▶ Source excerpt:
==============================

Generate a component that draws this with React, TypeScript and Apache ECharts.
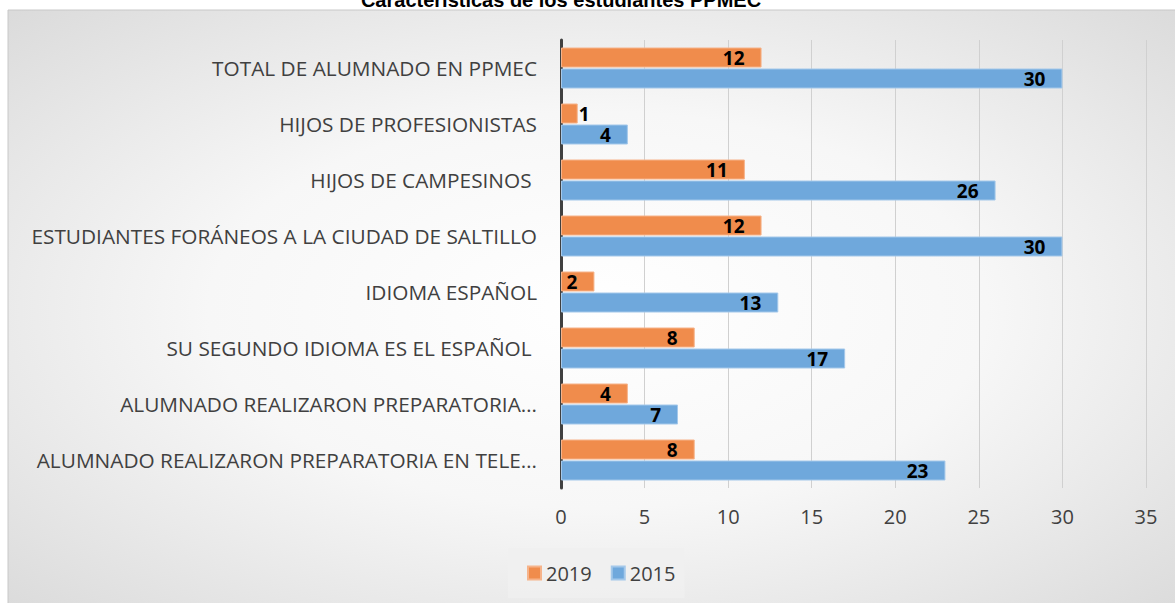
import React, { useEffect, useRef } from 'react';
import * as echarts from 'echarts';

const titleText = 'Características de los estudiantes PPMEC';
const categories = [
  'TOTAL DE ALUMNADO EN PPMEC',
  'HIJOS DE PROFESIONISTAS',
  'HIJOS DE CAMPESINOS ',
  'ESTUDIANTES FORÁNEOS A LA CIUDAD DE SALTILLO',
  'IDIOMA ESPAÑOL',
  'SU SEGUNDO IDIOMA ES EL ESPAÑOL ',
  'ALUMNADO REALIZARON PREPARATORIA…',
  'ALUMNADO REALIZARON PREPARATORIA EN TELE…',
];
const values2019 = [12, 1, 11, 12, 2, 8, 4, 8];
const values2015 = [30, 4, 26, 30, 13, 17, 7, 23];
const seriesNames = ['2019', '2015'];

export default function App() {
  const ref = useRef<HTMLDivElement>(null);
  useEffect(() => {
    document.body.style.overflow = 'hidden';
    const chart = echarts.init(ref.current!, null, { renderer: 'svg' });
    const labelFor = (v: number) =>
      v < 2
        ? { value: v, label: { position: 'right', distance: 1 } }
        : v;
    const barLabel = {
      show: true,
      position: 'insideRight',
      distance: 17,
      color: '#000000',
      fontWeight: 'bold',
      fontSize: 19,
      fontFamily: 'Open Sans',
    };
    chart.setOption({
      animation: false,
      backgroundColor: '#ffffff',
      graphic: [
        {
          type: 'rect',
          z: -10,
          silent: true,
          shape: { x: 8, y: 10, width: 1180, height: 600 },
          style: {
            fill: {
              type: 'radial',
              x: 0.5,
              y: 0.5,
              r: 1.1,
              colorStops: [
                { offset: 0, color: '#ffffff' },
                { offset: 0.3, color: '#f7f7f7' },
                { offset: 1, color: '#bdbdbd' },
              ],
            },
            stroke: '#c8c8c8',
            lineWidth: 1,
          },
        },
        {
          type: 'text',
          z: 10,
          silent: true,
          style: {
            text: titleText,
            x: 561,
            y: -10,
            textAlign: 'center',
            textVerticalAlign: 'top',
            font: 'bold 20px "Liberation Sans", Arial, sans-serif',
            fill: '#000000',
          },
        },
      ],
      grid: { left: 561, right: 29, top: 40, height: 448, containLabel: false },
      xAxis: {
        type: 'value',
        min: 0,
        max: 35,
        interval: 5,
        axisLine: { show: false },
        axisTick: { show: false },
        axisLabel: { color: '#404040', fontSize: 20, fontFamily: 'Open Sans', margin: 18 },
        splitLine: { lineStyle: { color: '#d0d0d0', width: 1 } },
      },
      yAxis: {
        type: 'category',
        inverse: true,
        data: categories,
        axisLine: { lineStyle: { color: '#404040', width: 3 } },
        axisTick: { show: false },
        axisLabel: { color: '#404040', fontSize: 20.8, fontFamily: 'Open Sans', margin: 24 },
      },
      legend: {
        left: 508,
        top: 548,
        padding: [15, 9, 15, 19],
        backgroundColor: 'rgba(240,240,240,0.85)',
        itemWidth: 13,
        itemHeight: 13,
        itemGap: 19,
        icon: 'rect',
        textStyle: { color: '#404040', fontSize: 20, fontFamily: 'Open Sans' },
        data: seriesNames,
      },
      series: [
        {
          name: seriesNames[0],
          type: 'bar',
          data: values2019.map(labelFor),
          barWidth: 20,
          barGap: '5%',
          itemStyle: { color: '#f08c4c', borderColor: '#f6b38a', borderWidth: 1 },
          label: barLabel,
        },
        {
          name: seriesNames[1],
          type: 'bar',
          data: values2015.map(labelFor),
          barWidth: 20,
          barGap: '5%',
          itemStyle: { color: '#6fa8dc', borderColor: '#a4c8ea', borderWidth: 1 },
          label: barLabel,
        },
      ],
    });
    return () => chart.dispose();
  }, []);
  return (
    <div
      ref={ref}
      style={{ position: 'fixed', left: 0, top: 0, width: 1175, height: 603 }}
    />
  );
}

==============================

▶ Objective:
Repeat the material exactly as it reads, without any of its pictures.

▶ Response for this exercise:
Generate a component that draws this with React, TypeScript and Apache ECharts.
import React, { useEffect, useRef } from 'react';
import * as echarts from 'echarts';

const titleText = 'Características de los estudiantes PPMEC';
const categories = [
  'TOTAL DE ALUMNADO EN PPMEC',
  'HIJOS DE PROFESIONISTAS',
  'HIJOS DE CAMPESINOS ',
  'ESTUDIANTES FORÁNEOS A LA CIUDAD DE SALTILLO',
  'IDIOMA ESPAÑOL',
  'SU SEGUNDO IDIOMA ES EL ESPAÑOL ',
  'ALUMNADO REALIZARON PREPARATORIA…',
  'ALUMNADO REALIZARON PREPARATORIA EN TELE…',
];
const values2019 = [12, 1, 11, 12, 2, 8, 4, 8];
const values2015 = [30, 4, 26, 30, 13, 17, 7, 23];
const seriesNames = ['2019', '2015'];

export default function App() {
  const ref = useRef<HTMLDivElement>(null);
  useEffect(() => {
    document.body.style.overflow = 'hidden';
    const chart = echarts.init(ref.current!, null, { renderer: 'svg' });
    const labelFor = (v: number) =>
      v < 2
        ? { value: v, label: { position: 'right', distance: 1 } }
        : v;
    const barLabel = {
      show: true,
      position: 'insideRight',
      distance: 17,
      color: '#000000',
      fontWeight: 'bold',
      fontSize: 19,
      fontFamily: 'Open Sans',
    };
    chart.setOption({
      animation: false,
      backgroundColor: '#ffffff',
      graphic: [
        {
          type: 'rect',
          z: -10,
          silent: true,
          shape: { x: 8, y: 10, width: 1180, height: 600 },
          style: {
            fill: {
              type: 'radial',
              x: 0.5,
              y: 0.5,
              r: 1.1,
              colorStops: [
                { offset: 0, color: '#ffffff' },
                { offset: 0.3, color: '#f7f7f7' },
                { offset: 1, color: '#bdbdbd' },
              ],
            },
            stroke: '#c8c8c8',
            lineWidth: 1,
          },
        },
        {
          type: 'text',
          z: 10,
          silent: true,
          style: {
            text: titleText,
            x: 561,
            y: -10,
            textAlign: 'center',
            textVerticalAlign: 'top',
            font: 'bold 20px "Liberation Sans", Arial, sans-serif',
            fill: '#000000',
          },
        },
      ],
      grid: { left: 561, right: 29, top: 40, height: 448, containLabel: false },
      xAxis: {
        type: 'value',
        min: 0,
        max: 35,
        interval: 5,
        axisLine: { show: false },
        axisTick: { show: false },
        axisLabel: { color: '#404040', fontSize: 20, fontFamily: 'Open Sans', margin: 18 },
        splitLine: { lineStyle: { color: '#d0d0d0', width: 1 } },
      },
      yAxis: {
        type: 'category',
        inverse: true,
        data: categories,
        axisLine: { lineStyle: { color: '#404040', width: 3 } },
        axisTick: { show: false },
        axisLabel: { color: '#404040', fontSize: 20.8, fontFamily: 'Open Sans', margin: 24 },
      },
      legend: {
        left: 508,
        top: 548,
        padding: [15, 9, 15, 19],
        backgroundColor: 'rgba(240,240,240,0.85)',
        itemWidth: 13,
        itemHeight: 13,
        itemGap: 19,
        icon: 'rect',
        textStyle: { color: '#404040', fontSize: 20, fontFamily: 'Open Sans' },
        data: seriesNames,
      },
      series: [
        {
          name: seriesNames[0],
          type: 'bar',
          data: values2019.map(labelFor),
          barWidth: 20,
          barGap: '5%',
          itemStyle: { color: '#f08c4c', borderColor: '#f6b38a', borderWidth: 1 },
          label: barLabel,
        },
        {
          name: seriesNames[1],
          type: 'bar',
          data: values2015.map(labelFor),
          barWidth: 20,
          barGap: '5%',
          itemStyle: { color: '#6fa8dc', borderColor: '#a4c8ea', borderWidth: 1 },
          label: barLabel,
        },
      ],
    });
    return () => chart.dispose();
  }, []);
  return (
    <div
      ref={ref}
      style={{ position: 'fixed', left: 0, top: 0, width: 1175, height: 603 }}
    />
  );
}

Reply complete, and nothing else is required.